Generally, and despite all the notes, the new law carries some positive elements which promise to uphold and respect freedom of opinion, expression, and publication, protection of privacy, and protection of children, adolescents and people with disabilities, as well as adults, in addition to focusing on combating terrorism, money laundering and intellectual property. For example, article 21 of the first draft of the Cybercrime Law threatened freedom of opinion, expression and publication and was among the first articles that was opposed by civil society and activists. This led to the revised version promising to uphold and guarantee these freedoms in all their forms such as speech, writing, photography and art. It also guarantees freedom of journalism, press, and paper, audiovisual and electronic publication, which may raise the value of media freedoms in Palestine and ensure its preservation. Article no. 16 of the new law protects children, adolescents, youth under the legal age and people with disabilities, as it penalizes anyone who exploits them sexually or sends them pornographic materials for the purpose of influencing and exploiting them with a fine and/or imprisonment or both. These penalties will be directed against anyone who sends audible, readable or visual materials containing pornography to people above the age of 18 years without their consent. Article no. 27 of the revised law should be highlighted as it threatens any employee who exploits his/her power and authority while performing his/her duties or enables others to do so, to be penalized one third more than regular citizens, which contributes to increasing and protecting privacy.

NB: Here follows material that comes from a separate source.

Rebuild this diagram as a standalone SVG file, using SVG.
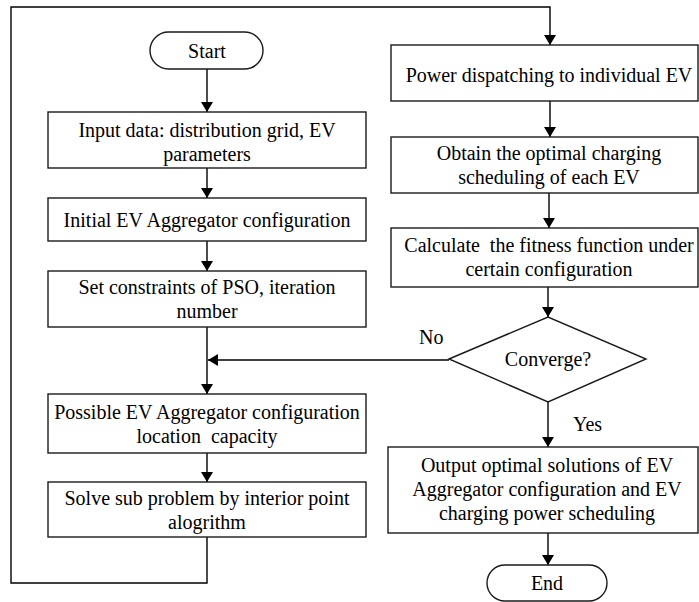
<svg xmlns="http://www.w3.org/2000/svg" width="699" height="602" viewBox="0 0 699 602">
<defs>
<marker id="ah" viewBox="0 0 10 12" refX="10" refY="6" markerWidth="10" markerHeight="12" markerUnits="userSpaceOnUse" orient="auto">
<path d="M0,0 L10,6 L0,12 Z" fill="#000"/>
</marker>
<style>
.b{fill:#fff;stroke:#1a1a1a;stroke-width:1.4}
.t{font-family:"Liberation Serif","Times New Roman",serif;font-size:20px;fill:#000;text-anchor:middle}
.l{font-family:"Liberation Serif","Times New Roman",serif;font-size:20px;fill:#000}
.c{fill:none;stroke:#000;stroke-width:1.4}
</style>
</defs>
<rect width="699" height="602" fill="#fff"/>
<g id="connectors">
<path class="c" d="M207,69 V112" marker-end="url(#ah)"/>
<path class="c" d="M207,168 V198" marker-end="url(#ah)"/>
<path class="c" d="M207,241 V271" marker-end="url(#ah)"/>
<path class="c" d="M207,327 V394" marker-end="url(#ah)"/>
<path class="c" d="M207,453 V482" marker-end="url(#ah)"/>
<path class="c" d="M207,537 V583 H11 V7 H550 V45" marker-end="url(#ah)"/>
<path class="c" d="M550,101 V137" marker-end="url(#ah)"/>
<path class="c" d="M549,193 V228" marker-end="url(#ah)"/>
<path class="c" d="M548,287 V317" marker-end="url(#ah)"/>
<path class="c" d="M449,360 H208" marker-end="url(#ah)"/>
<path class="c" d="M548,402 V447" marker-end="url(#ah)"/>
<path class="c" d="M548,533 V565" marker-end="url(#ah)"/>
</g>
<g id="start">
<rect class="b" x="150" y="32" width="113" height="37" rx="18.5"/>
<text class="t" x="207" y="58">Start</text>
</g>
<g id="input">
<rect class="b" x="48" y="112" width="318" height="56"/>
<text class="t" x="207" y="137">Input data: distribution grid, EV</text>
<text class="t" x="207" y="161">parameters</text>
</g>
<g id="initial">
<rect class="b" x="48" y="198" width="318" height="43"/>
<text class="t" x="207" y="227">Initial EV Aggregator configuration</text>
</g>
<g id="constraints">
<rect class="b" x="48" y="271" width="318" height="56"/>
<text class="t" x="207" y="294">Set constraints of PSO, iteration</text>
<text class="t" x="207" y="318">number</text>
</g>
<g id="possible">
<rect class="b" x="48" y="394" width="318" height="59"/>
<text class="t" x="207" y="419">Possible EV Aggregator configuration</text>
<text class="t" x="207" y="443" xml:space="preserve">location  capacity</text>
</g>
<g id="solve">
<rect class="b" x="48" y="482" width="318" height="55"/>
<text class="t" x="207" y="505">Solve sub problem by interior point</text>
<text class="t" x="207" y="529">alogrithm</text>
</g>
<g id="power">
<rect class="b" x="391" y="45" width="307" height="56"/>
<text class="t" x="549" y="82">Power dispatching to individual EV</text>
</g>
<g id="obtain">
<rect class="b" x="391" y="137" width="307" height="56"/>
<text class="t" x="549" y="160">Obtain the optimal charging</text>
<text class="t" x="549" y="184">scheduling of each EV</text>
</g>
<g id="calculate">
<rect class="b" x="391" y="228" width="307" height="59"/>
<text class="t" x="549" y="252" xml:space="preserve">Calculate  the fitness function under</text>
<text class="t" x="549" y="276">certain configuration</text>
</g>
<g id="converge">
<polygon class="b" points="449,359 548,317 646,359 548,402"/>
<text class="t" x="548" y="366">Converge?</text>
</g>
<g id="labels">
<text class="l" x="419" y="344">No</text>
<text class="l" x="573" y="431">Yes</text>
</g>
<g id="output">
<rect class="b" x="388" y="447" width="310" height="86"/>
<text class="t" x="547" y="472">Output optimal solutions of EV</text>
<text class="t" x="547" y="496">Aggregator configuration and EV</text>
<text class="t" x="547" y="520">charging power scheduling</text>
</g>
<g id="end">
<rect class="b" x="487" y="565" width="120" height="36" rx="18"/>
<text class="t" x="547" y="590">End</text>
</g>
</svg>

It is evident that the government revised and proposed amendments to the law due to extensive pressure exerted by civil society organizations, international human rights organizations and digital and media rights institutions through a series of campaigns and lobbying activities in 2017 when the law was issued. This pressure compelled the government to release a revised version of the law which is taking international laws and conventions into consideration.
However, some of the articles of the law still pose a threat to freedom of opinion and expression, which contradicts the official letter issued by the Palestinian Government addressed to the United Nations’ Special Rapporteur Mr. David Kaye. The 15th article of the letter entails “a pledge by the President and the Prime Minister to amend any article of the law decision that does not totally conform with the international covenants and agreements”. Despite this pledge, the new law was issued in a similar manner to what happened the first time, namely, failing to engage relevant citizens and institutions and was published in the Palestinian Publication Newspaper on May 3rd, 2018 to the surprise of citizens and human rights organizations and other relevant institutions.
Some may argue that the law entails more positive aspects than negative ones. However, the government’s response to Mr. David Kaye regarding compliance with international law and conventions presents an opportunity for Palestinians to pressure the government into amending the remaining articles that still contravene international standards. Therefore, the prospect of enforcing an ethical Cybercrime Law in Palestine that protects the digital rights of Palestinian citizens will only be realized when acts such as blocking websites, arresting people in the absence of a court order and vaguely defining articles are amended.